Davis was present when, in July 1969, Manson cut Gary Hinman's left ear. Hinman was stabbed to death by Bobby Beausoleil, although neither Manson nor Davis was present when Hinman was murdered. In late August, Davis did participate in the murder of Spahn's Ranch hand Donald "Shorty" Shea.

He said that he was at Spahn Ranch on August 8, 1969, the night of the Tate murders. He said that Susan Atkins approached him, saying that they were going out that night and that Manson wanted him to come, but that he refused. Davis said the same thing occurred the following night, the night of the LaBianca murders.

Davis was present when, on November 5, 1969, John Philip Haught a.k.a. "Zero", allegedly killed himself playing Russian roulette.

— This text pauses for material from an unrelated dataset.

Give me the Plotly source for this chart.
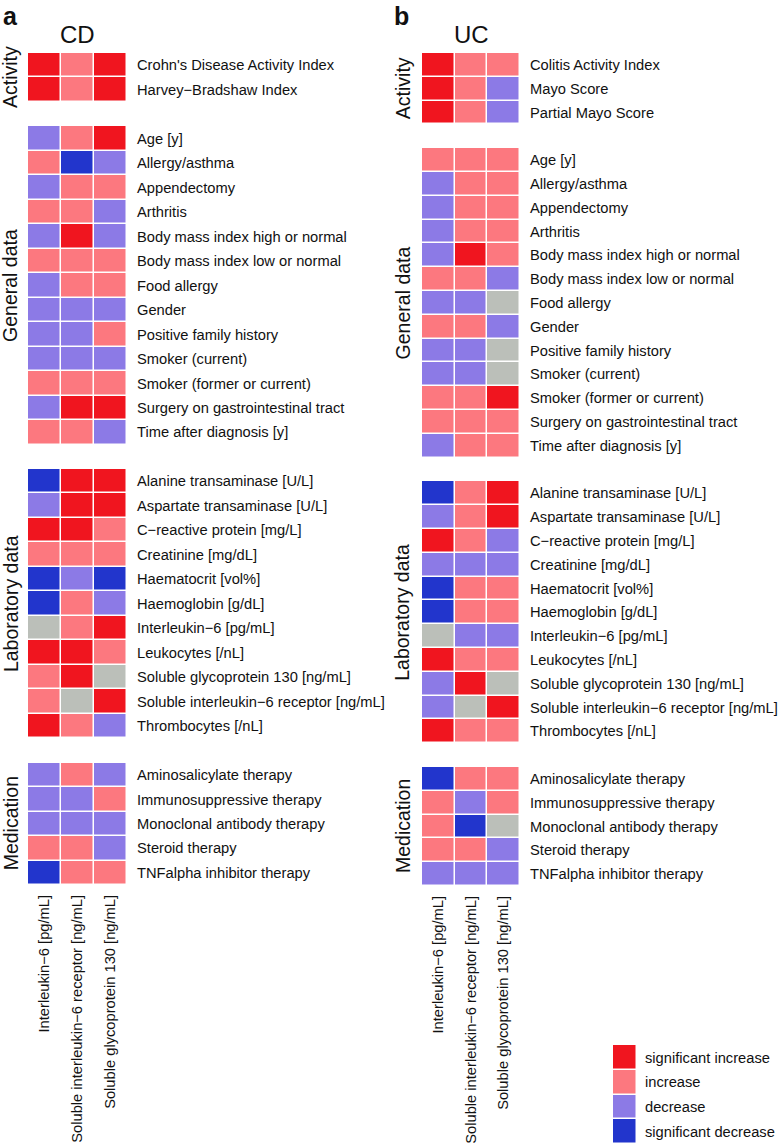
import plotly.graph_objects as go

# ---------------- data ----------------
# codes: 2 = significant increase, 1 = increase, -1 = decrease, -2 = significant decrease, 0 = not available
columns = ["Interleukin\u22126 [pg/mL]",
           "Soluble interleukin\u22126 receptor [ng/mL]",
           "Soluble glycoprotein 130 [ng/mL]"]

group_names = ["Activity", "General data", "Laboratory data", "Medication"]

cd_activity_rows = ["Crohn's Disease Activity Index", "Harvey\u2212Bradshaw Index"]
cd_activity_vals = [[2, 1, 2], [2, 1, 2]]

uc_activity_rows = ["Colitis Activity Index", "Mayo Score", "Partial Mayo Score"]
uc_activity_vals = [[2, 1, 1], [2, 1, -1], [2, 1, -1]]

general_rows = ["Age [y]", "Allergy/asthma", "Appendectomy", "Arthritis",
                "Body mass index high or normal", "Body mass index low or normal",
                "Food allergy", "Gender", "Positive family history", "Smoker (current)",
                "Smoker (former or current)", "Surgery on gastrointestinal tract",
                "Time after diagnosis [y]"]
cd_general_vals = [[-1, 1, 2], [1, -2, -1], [-1, 1, 1], [1, 1, -1], [-1, 2, -1],
                   [1, 1, 1], [-1, 1, 1], [-1, -1, -1], [-1, -1, 1], [-1, -1, -1],
                   [1, 1, 1], [-1, 2, 2], [1, 1, -1]]
uc_general_vals = [[1, 1, 1], [-1, 1, 1], [-1, 1, 1], [-1, 1, 1], [-1, 2, 1],
                   [1, 1, -1], [-1, -1, 0], [1, 1, -1], [-1, -1, 0], [-1, -1, 0],
                   [1, 1, 2], [1, 1, 1], [-1, 1, 1]]

lab_rows = ["Alanine transaminase [U/L]", "Aspartate transaminase [U/L]",
            "C\u2212reactive protein [mg/L]", "Creatinine [mg/dL]", "Haematocrit [vol%]",
            "Haemoglobin [g/dL]", "Interleukin\u22126 [pg/mL]", "Leukocytes [/nL]",
            "Soluble glycoprotein 130 [ng/mL]", "Soluble interleukin\u22126 receptor [ng/mL]",
            "Thrombocytes [/nL]"]
cd_lab_vals = [[-2, 2, 2], [-1, 2, 2], [2, 2, 1], [1, 1, 1], [-2, -1, -2], [-2, 1, -1],
               [0, 1, 2], [2, 2, 1], [1, 2, 0], [1, 0, 2], [2, 1, -1]]
uc_lab_vals = [[-2, 1, 2], [-1, 1, 2], [2, 1, -1], [-1, -1, -1], [-2, 1, 1], [-2, 1, 1],
               [0, -1, -1], [2, 1, 1], [-1, 2, 0], [-1, 0, 2], [2, 1, 1]]

med_rows = ["Aminosalicylate therapy", "Immunosuppressive therapy",
            "Monoclonal antibody therapy", "Steroid therapy", "TNFalpha inhibitor therapy"]
cd_med_vals = [[-1, 1, -1], [-1, -1, 1], [-1, -1, -1], [1, 1, -1], [-2, 1, 1]]
uc_med_vals = [[-2, 1, 1], [1, -1, 1], [1, -2, 0], [1, 1, -1], [-1, -1, -1]]

legend_labels = ["significant increase", "increase", "decrease", "significant decrease"]
legend_codes = [2, 1, -1, -2]

# ---------------- style ----------------
W, H = 780, 1145
FONT = "Liberation Sans, Arial, Helvetica, sans-serif"
TXT = "#111111"
C_SINC, C_INC, C_NA, C_DEC, C_SDEC = "#F0151F", "#FC787F", "#BBBFB9", "#8C7AE6", "#2235CC"
cscale = [[0, C_SDEC], [0.125, C_SDEC], [0.125, C_DEC], [0.375, C_DEC],
          [0.375, C_NA], [0.625, C_NA], [0.625, C_INC], [0.875, C_INC],
          [0.875, C_SINC], [1, C_SINC]]


def build(groups):
    z, tickvals, ticktext, centers = [], [], [], []
    for gi, (rows, vals) in enumerate(groups):
        if gi > 0:
            z.append([None, None, None])
        start = len(z)
        for r, v in zip(rows, vals):
            tickvals.append(len(z))
            ticktext.append(r)
            z.append(v)
        centers.append((start + len(z) - 1) / 2)
    return z, tickvals, ticktext, centers


cd = build([(cd_activity_rows, cd_activity_vals), (general_rows, cd_general_vals),
            (lab_rows, cd_lab_vals), (med_rows, cd_med_vals)])
uc = build([(uc_activity_rows, uc_activity_vals), (general_rows, uc_general_vals),
            (lab_rows, uc_lab_vals), (med_rows, uc_med_vals)])


def px_x(p):
    return p / W


def px_y(p):
    return 1 - p / H


fig = go.Figure()

panels = [
    dict(data=cd, xa="x", ya="y", xd=(28, 127), yd=(53, 885), title="CD", letter="a",
         letter_x=1, glabel_x=10.5),
    dict(data=uc, xa="x2", ya="y2", xd=(422, 520), yd=(53, 886), title="UC", letter="b",
         letter_x=392, glabel_x=402.5),
]

annotations = []
for i, p in enumerate(panels):
    z, tv, tt, centers = p["data"]
    fig.add_trace(go.Heatmap(z=z, x=list(range(3)), y=list(range(len(z))),
                             colorscale=cscale, zmin=-2, zmax=2, showscale=False,
                             xgap=1.5, ygap=1.5, hoverongaps=False,
                             xaxis=p["xa"], yaxis=p["ya"]))
    sfx = "" if i == 0 else str(i + 1)
    fig.update_layout(**{
        "xaxis" + sfx: dict(domain=[px_x(p["xd"][0]), px_x(p["xd"][1])], anchor=p["ya"],
                            range=[-0.5, 2.5], tickvals=[0, 1, 2], ticktext=columns,
                            tickangle=-90, showgrid=False, zeroline=False, ticks="",
                            ticklabelstandoff=6, showline=False,
                            tickfont=dict(size=14.7, color=TXT, family=FONT)),
        "yaxis" + sfx: dict(domain=[px_y(p["yd"][1]), px_y(p["yd"][0])], anchor=p["xa"],
                            range=[len(z) - 0.5, -0.5], tickvals=tv, ticktext=tt,
                            side="right", showgrid=False, zeroline=False, ticks="",
                            ticklabelstandoff=9, showline=False,
                            tickfont=dict(size=14.7, color=TXT, family=FONT)),
    })
    for g, c in zip(group_names, centers):
        annotations.append(dict(text=g, x=px_x(p["glabel_x"]), xref="paper", y=c,
                                yref=p["ya"], textangle=-90, showarrow=False,
                                xanchor="center", yanchor="middle",
                                font=dict(size=19.5, color=TXT, family=FONT)))
    annotations.append(dict(text=p["title"], x=px_x((p["xd"][0] + p["xd"][1]) / 2),
                            xref="paper", y=px_y(35), yref="paper", showarrow=False,
                            xanchor="center", yanchor="middle",
                            font=dict(size=24, color=TXT, family=FONT)))
    annotations.append(dict(text="<b>" + p["letter"] + "</b>", x=px_x(p["letter_x"]),
                            xref="paper", y=px_y(0), yref="paper", showarrow=False,
                            xanchor="left", yanchor="top",
                            font=dict(size=25, color=TXT, family=FONT)))

# legend drawn as a small heatmap
fig.add_trace(go.Heatmap(z=[[c] for c in legend_codes], x=[0],
                         y=list(range(len(legend_codes))),
                         colorscale=cscale, zmin=-2, zmax=2, showscale=False,
                         xgap=1.5, ygap=1.5, xaxis="x3", yaxis="y3"))
fig.update_layout(
    xaxis3=dict(domain=[px_x(613), px_x(637)], anchor="y3", range=[-0.5, 0.5],
                showticklabels=False, showgrid=False, zeroline=False, ticks=""),
    yaxis3=dict(domain=[px_y(1144), px_y(1045)], anchor="x3",
                range=[len(legend_codes) - 0.5, -0.5],
                tickvals=list(range(len(legend_codes))), ticktext=legend_labels,
                side="right", showgrid=False, zeroline=False, ticks="",
                ticklabelstandoff=7,
                tickfont=dict(size=14.7, color=TXT, family=FONT)),
)

fig.update_layout(width=W, height=H, margin=dict(l=0, r=0, t=0, b=0),
                  paper_bgcolor="white", plot_bgcolor="white",
                  showlegend=False, annotations=annotations,
                  font=dict(family=FONT, color=TXT))

fig.write_html("out.html", config={"displayModeBar": False},
               post_script="document.body.style.margin='0';")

Davis claimed in an April 2023 interview that he was in the front room of the house, and heard a popping from the back room. He thought they were setting off firecrackers, until "Patty" (Madeline Cottage) came in and told him Zero shot himself. He stated that the gun was a "Sears Roebuck High Standard .22 automatic", a semi-automatic firearm that cannot be used to play Russian roulette. Manson prosecutor Vincent Bugliosi wrote in Helter Skelter that the gun police found was a .22 caliber Iver Johnson revolver. Davis also stated that he had put his finger on the muzzle of the firearm after the shooting, and that the police found his fingerprints, while Bugliosi wrote that the police did not find any fingerprints on the pistol.

At some point after these events, Davis went into hiding, ultimately turning himself in on December 2, 1970.

== Conviction and prison ==

In 1972, Davis was convicted in Los Angeles County of two counts of first-degree murder for the killings of Hinman and Shea, conspiracy to commit murder, and robbery. California having recently abolished the death penalty, he was sentenced to life imprisonment. He began his sentence on April 21, 1972. He became a preacher in the prison chapel and had kept a clean disciplinary record since 1980. He was found suitable for parole in 2010, 2012, 2014, 2015, 2017, 2019, and 2021. In each case, the sitting Governor reversed the decision. In July 2022, the two-member panel board denied him parole. His lawyer said that the panel highlighted Davis's "lack of empathy". He was imprisoned at California Medical Facility when he died on September 11, 2026, at the age of 83 (who was no longer denied to parole from prison).